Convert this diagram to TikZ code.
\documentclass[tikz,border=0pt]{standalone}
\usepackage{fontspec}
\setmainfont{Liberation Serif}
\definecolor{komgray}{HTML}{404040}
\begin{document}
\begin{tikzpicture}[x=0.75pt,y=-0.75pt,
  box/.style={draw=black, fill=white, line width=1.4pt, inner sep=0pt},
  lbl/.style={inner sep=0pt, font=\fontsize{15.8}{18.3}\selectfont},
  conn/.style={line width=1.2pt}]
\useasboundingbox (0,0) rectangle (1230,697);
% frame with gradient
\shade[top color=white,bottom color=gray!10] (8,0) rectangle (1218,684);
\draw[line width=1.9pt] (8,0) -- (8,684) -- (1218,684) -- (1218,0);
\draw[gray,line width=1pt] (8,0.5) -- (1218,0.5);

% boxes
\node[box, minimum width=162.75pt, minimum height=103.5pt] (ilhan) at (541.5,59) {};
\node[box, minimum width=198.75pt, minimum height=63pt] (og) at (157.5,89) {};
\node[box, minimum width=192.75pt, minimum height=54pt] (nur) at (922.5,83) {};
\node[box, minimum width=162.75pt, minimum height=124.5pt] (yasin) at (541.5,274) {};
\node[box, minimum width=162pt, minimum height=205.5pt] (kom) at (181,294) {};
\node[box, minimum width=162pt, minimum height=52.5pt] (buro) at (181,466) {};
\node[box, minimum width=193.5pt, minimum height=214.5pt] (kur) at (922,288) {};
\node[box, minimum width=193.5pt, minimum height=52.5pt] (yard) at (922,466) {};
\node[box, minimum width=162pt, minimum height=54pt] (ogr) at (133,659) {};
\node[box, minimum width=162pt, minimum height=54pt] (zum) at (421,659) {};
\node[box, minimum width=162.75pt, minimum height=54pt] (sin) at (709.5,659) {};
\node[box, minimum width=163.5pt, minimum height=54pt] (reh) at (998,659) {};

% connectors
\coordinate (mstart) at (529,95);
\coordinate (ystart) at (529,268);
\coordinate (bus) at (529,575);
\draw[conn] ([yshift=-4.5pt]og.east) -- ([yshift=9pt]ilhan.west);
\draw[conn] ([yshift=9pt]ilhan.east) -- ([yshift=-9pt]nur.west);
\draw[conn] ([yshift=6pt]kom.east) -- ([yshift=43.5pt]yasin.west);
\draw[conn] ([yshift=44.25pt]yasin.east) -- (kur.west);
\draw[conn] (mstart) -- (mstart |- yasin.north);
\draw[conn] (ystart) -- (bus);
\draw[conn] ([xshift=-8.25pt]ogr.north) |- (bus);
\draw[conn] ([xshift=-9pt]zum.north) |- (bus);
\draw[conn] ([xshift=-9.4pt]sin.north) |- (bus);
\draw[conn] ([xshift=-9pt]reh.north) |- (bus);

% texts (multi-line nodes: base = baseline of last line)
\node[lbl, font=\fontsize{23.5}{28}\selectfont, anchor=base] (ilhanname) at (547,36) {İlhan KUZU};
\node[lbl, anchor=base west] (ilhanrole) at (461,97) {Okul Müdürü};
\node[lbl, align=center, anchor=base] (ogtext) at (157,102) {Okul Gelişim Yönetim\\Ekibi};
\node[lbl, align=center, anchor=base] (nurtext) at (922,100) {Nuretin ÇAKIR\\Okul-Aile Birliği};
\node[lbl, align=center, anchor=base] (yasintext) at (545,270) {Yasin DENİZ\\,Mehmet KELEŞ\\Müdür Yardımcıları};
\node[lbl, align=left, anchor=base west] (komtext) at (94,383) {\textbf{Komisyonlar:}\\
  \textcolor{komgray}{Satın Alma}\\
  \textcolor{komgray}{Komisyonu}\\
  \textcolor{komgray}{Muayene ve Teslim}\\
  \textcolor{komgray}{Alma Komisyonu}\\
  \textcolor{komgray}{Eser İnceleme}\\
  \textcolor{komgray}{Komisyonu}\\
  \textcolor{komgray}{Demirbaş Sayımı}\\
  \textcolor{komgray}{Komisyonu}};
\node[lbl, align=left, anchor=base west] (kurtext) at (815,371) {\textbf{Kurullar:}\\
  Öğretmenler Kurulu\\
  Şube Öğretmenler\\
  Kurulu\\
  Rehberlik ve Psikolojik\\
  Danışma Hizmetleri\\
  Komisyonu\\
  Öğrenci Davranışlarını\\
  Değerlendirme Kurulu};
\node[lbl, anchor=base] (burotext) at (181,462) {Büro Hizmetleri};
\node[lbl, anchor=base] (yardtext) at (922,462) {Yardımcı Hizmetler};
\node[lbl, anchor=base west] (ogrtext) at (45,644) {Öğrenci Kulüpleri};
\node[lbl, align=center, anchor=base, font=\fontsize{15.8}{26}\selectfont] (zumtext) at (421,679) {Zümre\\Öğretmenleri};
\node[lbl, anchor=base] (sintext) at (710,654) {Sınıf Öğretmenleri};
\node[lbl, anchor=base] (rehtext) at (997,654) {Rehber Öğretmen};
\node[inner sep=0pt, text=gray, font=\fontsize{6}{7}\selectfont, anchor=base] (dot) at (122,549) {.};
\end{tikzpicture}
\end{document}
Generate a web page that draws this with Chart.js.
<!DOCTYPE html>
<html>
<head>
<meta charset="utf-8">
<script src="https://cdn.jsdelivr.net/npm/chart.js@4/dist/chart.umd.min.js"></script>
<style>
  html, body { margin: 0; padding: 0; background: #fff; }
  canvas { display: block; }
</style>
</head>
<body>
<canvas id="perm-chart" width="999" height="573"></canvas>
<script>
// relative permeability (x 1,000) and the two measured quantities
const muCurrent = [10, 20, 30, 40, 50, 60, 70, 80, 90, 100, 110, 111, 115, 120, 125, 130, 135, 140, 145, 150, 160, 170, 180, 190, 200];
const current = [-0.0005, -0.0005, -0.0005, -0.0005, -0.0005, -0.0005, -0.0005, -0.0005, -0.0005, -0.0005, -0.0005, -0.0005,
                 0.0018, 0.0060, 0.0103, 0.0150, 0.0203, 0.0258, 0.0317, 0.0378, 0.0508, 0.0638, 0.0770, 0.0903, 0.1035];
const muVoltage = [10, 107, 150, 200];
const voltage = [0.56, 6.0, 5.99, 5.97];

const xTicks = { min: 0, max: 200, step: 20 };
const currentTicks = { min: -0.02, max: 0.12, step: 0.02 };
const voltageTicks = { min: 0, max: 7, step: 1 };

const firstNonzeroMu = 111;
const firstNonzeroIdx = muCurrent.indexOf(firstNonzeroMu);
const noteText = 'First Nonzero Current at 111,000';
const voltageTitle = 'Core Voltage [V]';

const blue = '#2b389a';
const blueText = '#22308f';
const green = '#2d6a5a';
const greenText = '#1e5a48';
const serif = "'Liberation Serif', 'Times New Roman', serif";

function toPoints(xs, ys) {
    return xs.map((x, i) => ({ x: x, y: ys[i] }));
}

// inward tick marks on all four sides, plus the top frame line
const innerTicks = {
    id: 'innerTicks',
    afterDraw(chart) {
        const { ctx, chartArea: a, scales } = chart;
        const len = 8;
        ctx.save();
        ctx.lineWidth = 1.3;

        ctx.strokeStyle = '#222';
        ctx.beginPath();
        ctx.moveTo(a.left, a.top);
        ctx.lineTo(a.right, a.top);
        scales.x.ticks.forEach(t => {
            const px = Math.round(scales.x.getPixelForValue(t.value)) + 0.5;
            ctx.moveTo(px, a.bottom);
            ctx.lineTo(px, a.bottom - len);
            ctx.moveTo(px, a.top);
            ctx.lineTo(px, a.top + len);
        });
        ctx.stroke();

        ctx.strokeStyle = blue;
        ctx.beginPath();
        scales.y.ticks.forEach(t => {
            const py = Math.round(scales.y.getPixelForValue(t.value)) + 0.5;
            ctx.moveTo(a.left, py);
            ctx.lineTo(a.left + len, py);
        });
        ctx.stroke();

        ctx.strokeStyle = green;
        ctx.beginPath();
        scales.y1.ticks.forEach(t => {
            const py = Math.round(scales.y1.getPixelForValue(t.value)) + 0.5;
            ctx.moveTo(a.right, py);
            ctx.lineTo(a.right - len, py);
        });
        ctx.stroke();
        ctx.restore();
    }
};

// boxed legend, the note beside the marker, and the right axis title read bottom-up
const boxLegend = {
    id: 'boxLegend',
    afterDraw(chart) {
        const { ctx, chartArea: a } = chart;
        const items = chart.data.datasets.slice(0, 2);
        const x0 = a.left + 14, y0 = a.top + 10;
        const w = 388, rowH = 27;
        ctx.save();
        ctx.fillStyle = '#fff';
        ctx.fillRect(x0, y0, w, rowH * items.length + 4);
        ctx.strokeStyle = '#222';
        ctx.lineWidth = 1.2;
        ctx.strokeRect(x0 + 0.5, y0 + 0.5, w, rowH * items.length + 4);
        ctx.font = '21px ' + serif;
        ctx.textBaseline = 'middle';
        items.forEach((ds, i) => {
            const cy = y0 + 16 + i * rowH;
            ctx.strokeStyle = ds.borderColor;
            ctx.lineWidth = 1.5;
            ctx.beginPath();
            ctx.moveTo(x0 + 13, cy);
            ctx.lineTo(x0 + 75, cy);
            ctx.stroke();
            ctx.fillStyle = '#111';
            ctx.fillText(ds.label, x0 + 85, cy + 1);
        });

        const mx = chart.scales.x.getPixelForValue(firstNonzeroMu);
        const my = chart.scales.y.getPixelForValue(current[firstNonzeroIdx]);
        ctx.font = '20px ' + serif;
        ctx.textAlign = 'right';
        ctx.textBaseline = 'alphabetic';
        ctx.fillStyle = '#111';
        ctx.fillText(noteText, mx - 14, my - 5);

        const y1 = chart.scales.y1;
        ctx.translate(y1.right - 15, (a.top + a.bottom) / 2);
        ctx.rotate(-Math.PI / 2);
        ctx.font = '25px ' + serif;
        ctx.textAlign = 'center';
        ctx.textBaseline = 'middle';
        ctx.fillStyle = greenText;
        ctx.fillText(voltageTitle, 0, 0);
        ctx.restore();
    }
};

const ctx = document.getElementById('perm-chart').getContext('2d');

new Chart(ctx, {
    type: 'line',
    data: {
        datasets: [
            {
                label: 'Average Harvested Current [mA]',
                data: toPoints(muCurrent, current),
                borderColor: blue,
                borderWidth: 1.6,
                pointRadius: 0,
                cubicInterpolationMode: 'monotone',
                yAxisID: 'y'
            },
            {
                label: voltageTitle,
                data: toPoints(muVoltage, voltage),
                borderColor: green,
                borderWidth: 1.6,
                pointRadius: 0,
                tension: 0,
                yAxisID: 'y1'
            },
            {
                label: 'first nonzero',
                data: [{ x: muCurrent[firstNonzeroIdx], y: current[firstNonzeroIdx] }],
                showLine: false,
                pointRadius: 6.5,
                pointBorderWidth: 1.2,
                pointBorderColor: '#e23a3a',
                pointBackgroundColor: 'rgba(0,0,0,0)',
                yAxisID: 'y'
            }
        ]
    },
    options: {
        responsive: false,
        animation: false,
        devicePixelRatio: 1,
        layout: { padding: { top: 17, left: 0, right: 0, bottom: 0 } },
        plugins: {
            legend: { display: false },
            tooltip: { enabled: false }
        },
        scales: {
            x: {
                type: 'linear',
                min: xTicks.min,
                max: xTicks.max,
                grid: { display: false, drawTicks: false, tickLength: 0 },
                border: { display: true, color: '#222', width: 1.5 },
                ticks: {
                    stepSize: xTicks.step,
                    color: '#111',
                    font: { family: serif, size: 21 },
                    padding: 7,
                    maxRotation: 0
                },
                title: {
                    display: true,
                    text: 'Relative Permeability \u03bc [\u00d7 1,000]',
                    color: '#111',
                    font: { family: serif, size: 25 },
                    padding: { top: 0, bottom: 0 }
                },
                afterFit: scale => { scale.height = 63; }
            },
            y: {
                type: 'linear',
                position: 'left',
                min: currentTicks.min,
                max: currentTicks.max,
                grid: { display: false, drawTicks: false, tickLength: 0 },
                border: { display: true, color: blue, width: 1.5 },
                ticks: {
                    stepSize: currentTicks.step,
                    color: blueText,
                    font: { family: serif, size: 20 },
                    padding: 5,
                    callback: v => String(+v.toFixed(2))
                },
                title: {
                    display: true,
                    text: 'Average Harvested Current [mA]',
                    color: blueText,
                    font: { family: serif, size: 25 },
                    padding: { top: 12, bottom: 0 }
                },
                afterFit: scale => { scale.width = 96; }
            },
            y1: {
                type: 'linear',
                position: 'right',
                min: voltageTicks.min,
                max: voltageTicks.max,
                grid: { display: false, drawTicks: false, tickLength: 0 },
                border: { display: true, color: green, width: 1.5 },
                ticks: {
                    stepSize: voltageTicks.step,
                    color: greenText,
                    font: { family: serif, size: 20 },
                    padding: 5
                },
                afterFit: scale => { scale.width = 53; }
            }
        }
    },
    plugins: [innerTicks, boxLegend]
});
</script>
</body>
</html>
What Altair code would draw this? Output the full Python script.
........
◆ SET EXERCISE
In the material above, show every line where the word "script" turns up.

◆ RESPONSE TO THE TASK
<script src="https://cdn.jsdelivr.net/npm/chart.js@4/dist/chart.umd.min.js"></script>
<script>
</script>
What Altair code would draw this? Output the full Python script.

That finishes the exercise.